Worse two pair is very possible. The combo draws you mentioned are very possible.
Given likely range and combinatorics (sets are way harder to have than two-pair; there are also a fair # of [combo draws / pairs + draws] out there like 98dd, Axdd, you name it, etc), I'm shipping and feeling pretty OK about it actually. Don't love it, but feel OK.
I thought this was a standard cooler and maybe it is.
I shoved, and he snapped with 99. Nice hand, and I left. And still, I'm ok with the play. But I wanted to take time to break the hand down and avoid simply shrugging and shipping.
Thanks, I think if you didn't have those two specific reads from shown down hands it would be totally standard cooler.

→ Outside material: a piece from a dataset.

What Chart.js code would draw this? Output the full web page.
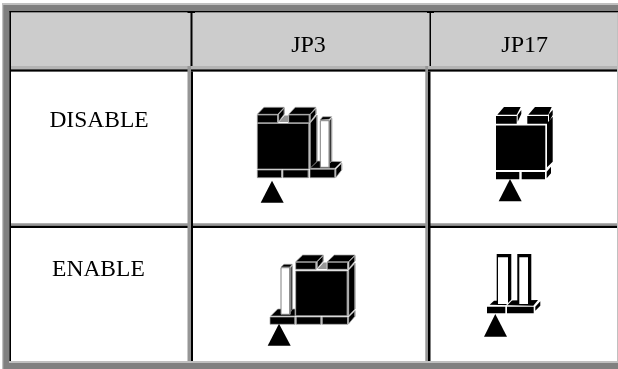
<!DOCTYPE html>
<html>
<head>
<meta charset="utf-8">
<style>html,body{margin:0;padding:0;background:#fff}canvas{display:block}</style>
<script src="https://cdn.jsdelivr.net/npm/chart.js@4/dist/chart.umd.min.js"></script>
</head>
<body>
<canvas id="c" width="618" height="369"></canvas>
<script>
// Text of the table
const columnLabels = ["JP3", "JP17"];
const rowLabels = ["DISABLE", "ENABLE"];

// Rectangle corners [x0, y0, x1, y1] in axis units
const frameLight = [2, 3, 618, 369];
const frameDark = [3.3, 5, 618, 369];
const frameInner = [9, 361, 618, 363];
const outerBlackTop = [9.5, 11, 618, 12.3];
const outerBlackLeft = [9.5, 11, 11, 361];
const headerCell = [11, 12.3, 617, 66];
const headerShade = [11, 66, 617, 69.5];
const bodyCell = [11, 71.5, 617, 361];
const rightEdge = [617, 12, 618, 363];
const headerRule = [11, 69.5, 617, 71.5];
const rowRuleGrey = [11, 223.3, 617, 225.7];
const rowRuleBlack = [11, 225.7, 617, 228];
const col1Grey = [187.5, 66, 191, 361];
const col1Black = [191, 71.5, 193, 361];
const col1Head = [190.5, 12, 192.5, 66];
const col1Tee = [187.5, 11, 195, 13];
const col2Grey = [425.3, 66, 428, 361];
const col2Black = [428, 71.5, 430.5, 361];
const col2Head = [429.5, 12, 431, 66];
const col2Tee = [427, 11, 434, 13];

// JP3 / DISABLE jumper outline vertices
const jp3OffBlack = [
  [[257.3,115],[277.7,115],[277.7,122.7],[257.3,122.7]],
  [[257.3,114.3],[264,107.3],[284.3,107.3],[277.7,114.3]],
  [[278.7,114.3],[284.3,108],[284.3,114],[278.7,121.7]],
  [[288.7,115],[309.3,115],[309.3,122.7],[288.7,122.7]],
  [[288.7,114.3],[295.3,107.3],[316,107.3],[310,114.3]],
  [[310.3,114.3],[316,108.7],[316,114],[310.3,121.7]],
  [[257.3,123.5],[309,123.5],[309,169],[257.3,169]],
  [[310.3,123],[317,115],[317,161.7],[310.3,169]],
  [[257.3,170],[281.7,170],[281.7,177.7],[257.3,177.7]],
  [[283,170],[308.3,170],[308.3,177.7],[283,177.7]],
  [[310,169.3],[335,169.3],[335,177.7],[310,177.7]],
  [[310,168.3],[317.7,161],[341.7,161.7],[335,168.3]],
  [[336,169],[341.7,163.3],[341.7,170],[336,177.3]],
  [[320,120],[322.7,116.7],[331.7,116.7],[329.3,119.3]],
  [[330,120],[331.7,118.3],[331.7,160.7],[330,163]]
];
const jp3OffArrow = [[260.7,202.7],[272,180.7],[283.7,202.7]];
const jp3OffNotch = [[[279,122],[284.5,115.5],[288,115.5],[288,122]]];
const jp3OffPin = [[[320.3,120.7],[329.3,120.7],[329.3,167.3],[320.3,167.3]]];

// JP3 / ENABLE
const jp3OnBlack = [
  [[295.7,262.3],[316,262.3],[316,269.3],[295.7,269.3]],
  [[295.7,261.7],[302.7,255],[323.3,255],[316.7,261.7]],
  [[317.3,261.7],[323.3,255.7],[323.3,261],[317.3,268.3]],
  [[327.3,262.3],[347.7,262.3],[347.7,269.3],[327.3,269.3]],
  [[327.3,261.7],[334.3,255],[355,255],[348.3,261.7]],
  [[349,261.7],[355,255.7],[355,261],[349,268.3]],
  [[295.7,271],[347.3,271],[347.3,315.7],[295.7,315.7]],
  [[348.7,270],[355,263.3],[355,309],[348.7,315.7]],
  [[270,317],[295,317],[295,324.3],[270,324.3]],
  [[296.3,317],[321,317],[321,324.3],[296.3,324.3]],
  [[322.3,317],[347.7,317],[347.7,324.3],[322.3,324.3]],
  [[348.7,317],[355,310.7],[355,316.3],[348.7,323.7]],
  [[270.7,316],[277.7,309],[295.3,309],[295.3,316]],
  [[281,267],[284,264.3],[292.3,264.3],[290,267]],
  [[290.7,267.7],[292.3,265.7],[292.3,309],[290.7,311.7]]
];
const jp3OnArrow = [[267.7,345.7],[279,323.7],[290.7,345.7]];
const jp3OnNotch = [[[317.8,269],[323.5,262.5],[326.7,262.5],[326.7,269]]];
const jp3OnPin = [[[281,267.7],[290,267.7],[290,314.3],[281,314.3]]];

// JP17 / DISABLE
const jp17OffBlack = [
  [[496,116],[516.7,116],[516.7,123.7],[496,123.7]],
  [[497.3,114.7],[504,107],[520.7,107],[516.7,114.7]],
  [[517.7,115],[521.3,110],[521.3,114],[517.7,121.7]],
  [[527.3,116],[548,116],[548,123.7],[527.3,123.7]],
  [[528.3,114.7],[535,107],[551.7,107],[548.3,114.7]],
  [[549,114],[552.7,110],[552.7,115],[549,121.7]],
  [[496,125.5],[545.3,125.5],[545.3,170],[496,170]],
  [[547,123.3],[552.7,116.7],[552.7,161.7],[547,167.3]],
  [[496,172],[519.3,172],[519.3,179.3],[496,179.3]],
  [[521.7,172],[545,172],[545,179.3],[521.7,179.3]],
  [[546.7,171.7],[551,166.7],[551,173.3],[546.7,178.3]],
  [[498.7,201.3],[510,179],[521.7,201.3]]
];

// JP17 / ENABLE
const jp17OnBlack = [
  [[496.7,254],[511.3,254],[511.3,304.7],[496.7,304.7]],
  [[517.3,254],[531.3,254],[531.3,304.7],[517.3,304.7]],
  [[489.7,304.7],[494,300.7],[538,300],[533.3,305.7]],
  [[487,306.7],[505.3,306.7],[505.3,313.3],[487,313.3]],
  [[507,306.7],[533.7,306.7],[533.7,313.3],[507,313.3]],
  [[535.3,306.7],[540.3,301.3],[540.3,305.7],[535.3,310.7]],
  [[484,336.7],[495.3,314],[507,336.7]]
];
const jp17OnPins = [
  [[498,257.3],[508,257.3],[508,304],[498,304]],
  [[519.3,257.3],[528,257.3],[528,304],[519.3,304]]
];
const jp17OnGap = [[[505.3,305.7],[511.5,299.5],[513,299.5],[506.8,305.7]]];

const BLACK = "#000000", WHITE = "#ffffff", GREY = "#808080", SIDE = "#969696",
      LIGHT = "#c0c0c0", HEAD = "#cccccc", SHADE = "#b4b4b4", SEAM = "#a8a8a8";

const box = r => [[r[0],r[1]],[r[2],r[1]],[r[2],r[3]],[r[0],r[3]]];
const layers = [];
const add = (poly, fill, stroke, w) => layers.push({poly, fill, stroke, w});
const addAll = (polys, fill, stroke, w) => polys.forEach(p => add(p, fill, stroke, w));

add(box(frameLight), LIGHT);
add(box(frameDark), GREY);
add(box(frameInner), LIGHT);
add(box(rightEdge), LIGHT);
add(box(headerCell), HEAD);
add(box(headerShade), SHADE);
add(box(bodyCell), WHITE);
add(box(outerBlackTop), BLACK);
add(box(outerBlackLeft), BLACK);
add(box(headerRule), BLACK);
add(box(rowRuleGrey), SIDE);
add(box(rowRuleBlack), BLACK);
[col1Grey, col2Grey].forEach(r => add(box(r), SIDE));
[col1Black, col2Black, col1Head, col2Head, col1Tee, col2Tee].forEach(r => add(box(r), BLACK));
addAll(jp3OffNotch, SIDE);
addAll(jp3OnNotch, SIDE);
addAll(jp3OffBlack, BLACK, SEAM, 0.7);
addAll(jp3OnBlack, BLACK, SEAM, 0.7);
add(jp3OffArrow, BLACK);
add(jp3OnArrow, BLACK);
addAll(jp17OffBlack, BLACK);
addAll(jp17OnBlack, BLACK);
addAll(jp3OffPin, WHITE, GREY, 1);
addAll(jp3OnPin, WHITE, GREY, 1);
addAll(jp17OnPins, WHITE);
addAll(jp17OnGap, WHITE);

// The library paints dataset 0 last, so reverse for painter's order.
const datasets = layers.map(l => ({
  data: [...l.poly, l.poly[0]].map(([x, y]) => ({x, y})),
  showLine: true,
  fill: "shape",
  backgroundColor: l.fill,
  borderColor: l.stroke || "rgba(0,0,0,0)",
  borderWidth: l.w || 0,
  pointRadius: 0,
  tension: 0
})).reverse();

// Anchor of each text: [x, baseline y]
const columnAnchors = [[308.5, 51.5], [524.7, 51.5]];
const rowAnchors = [[99, 126.7], [98.4, 276.3]];

const cellText = {
  id: "cellText",
  afterDatasetsDraw(chart) {
    const {ctx, scales: {x, y}} = chart;
    ctx.save();
    ctx.fillStyle = BLACK;
    ctx.textAlign = "center";
    ctx.textBaseline = "alphabetic";
    const put = (t, a) => ctx.fillText(t, x.getPixelForValue(a[0]), y.getPixelForValue(a[1]));
    ctx.font = '24px "Liberation Serif"';
    columnLabels.forEach((t, i) => put(t, columnAnchors[i]));
    ctx.font = '23.5px "Liberation Serif"';
    rowLabels.forEach((t, i) => put(t, rowAnchors[i]));
    ctx.restore();
  }
};

new Chart(document.getElementById("c"), {
  type: "scatter",
  data: {datasets},
  options: {
    responsive: false,
    animation: false,
    layout: {padding: 0},
    plugins: {legend: {display: false}, tooltip: {enabled: false}, title: {display: false}},
    events: [],
    scales: {
      x: {type: "linear", min: 0, max: 618, display: false},
      y: {type: "linear", min: 0, max: 369, reverse: true, display: false}
    }
  },
  plugins: [cellText]
});
</script>
</body>
</html>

Also it is easy for me to assume you lost because you posted the hand so, even though I try not to, it is possible I've partly reverse engineered the hand from the premise that posted hand = OP lost.
Basically I would struggle to make this fold in live play. I wouldn't have the time to think it through or I wouldn't remember the shown down hands accurately enough. Sounds nerdy but I'm planning on using a notebook at the table to record hands that showdown in future.
Anyway, shown down hands are solid gold for reads and you have to remember them and put them to good use. Sounds like you have the memory and, as someone without one, that's the biggest hurdle.